'China, Russia fill gap left by US in region'
Updated: 2015-03-23 04:12
By PAUL WELITZKIN in New York(China Daily Latin America)
From left: Diana Villiers Negroponte, a public policy scholar at the Woodrow Wilson International Center for Scholars; Russell Crandall, a professor at Davidson College; and Guy Edwards, co-director of the Climate and Development Lab at Brown University, analyze a Latin America that is now minus a dominating US presence on March 18 in a discussion hosted by the Americas Society/Council of the Americas in New York. [Photo provided to China Daily by Courtesy of Americas Society/Council of the Americas]
China and Russia are filling a void in Latin America caused by the United States not making the region a priority, according to an expert on Mexico and Central America.
Coming out of a recession and finding itself immersed in other world crises, "the US placed Latin America low on the priority list and this means Latin America is finding new partners across the globe'', said Diana Villiers Negroponte, a public policy scholar at the Woodrow Wilson International Center for Scholars.
Negroponte made her comments on March 18 during a panel discussion at the Americas Society/Council of the Americas in New York. Other panelists were Russell Crandall, a former Obama administration staffer and now a professor at Davidson College, and Guy Edwards, co-director of the Climate and Development Lab at Brown University.
Negroponte, who has written two books and numerous articles on Mexico and Central America, said Russia has rediscovered the region after withdrawing in the early 1990s. "Ten years later Russia resumed its interest through aircraft sales to Cuba," she said.
The revival of Russian attention for Latin America was further stoked by Igor Sechin, the CEO of oil giant Rosneft. Sechin saw great potential for Russia and Rosneft in the region's energy resources, said Negroponte.
Crandall believes that less US influence in Latin America will liberate the region and allow it to seek other partners such as China and Russia. Trade between China and Latin America jumped to over $200 billion in 2011 from less than $3 billion in 2001.
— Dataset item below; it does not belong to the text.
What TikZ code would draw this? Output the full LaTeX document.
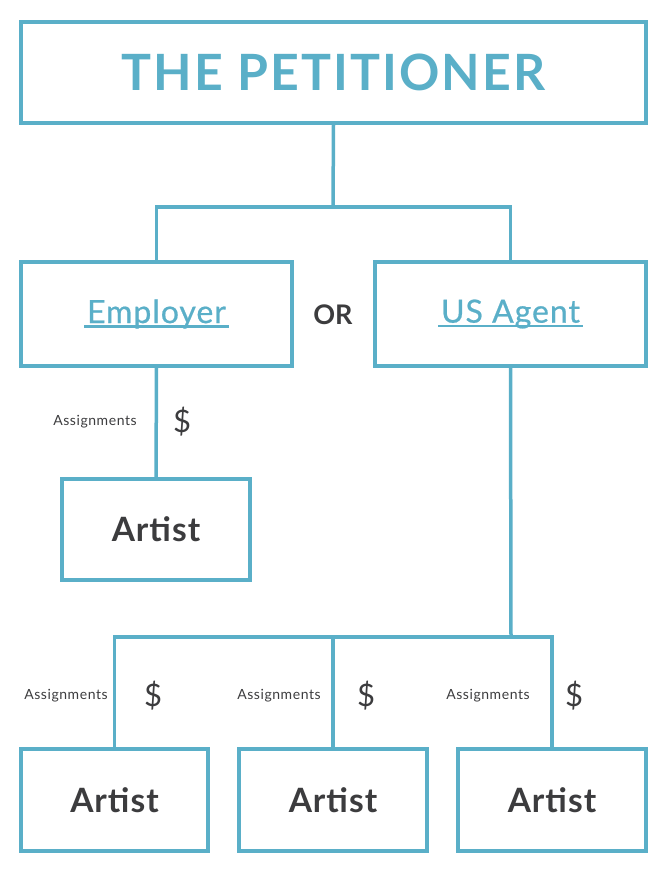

As China expands its role in Latin America, he said that Beijing should take a low-key approach to the region.
"The recent incident involving the train bids in Mexico should serve as a cautionary warning to both sides. In Latin America, they have to wonder if China is really interested in them or do the Chinese have bigger fish to fry like Africa," said Crandall, who has held several high-level foreign policy appointments, including with the National Security Council at the White House.
Brown University's Edwards said climate change is a subject that could enable China to build long lasting economic and diplomatic successes in the region.
"Latin America is a lot more worried about climate change than the rest of the hemisphere and especially North America," he said. "Brazil and Chile are suffering from droughts so Latin America sees climate change as a security threat."
"Latin America is eager to play an active and leading role in UN climate-change activities. Peru hosted the (UN) climate talk's conference last year. The US, in part because of internal political differences, is reluctant to be a leader on the issue," Edwards said.
Edwards said climate change can become a major part of Chinese-Latin American trading activities, helping to make up for at least part of the lost commodity trading that occurred because of the slowing economy in China.
"China has some of the most productive and efficient renewable energy technology in wind and solar," he said. "Latin America is setting up its renewable energy targets ad there is no reason why Chinese companies can't help the region fulfill those targets."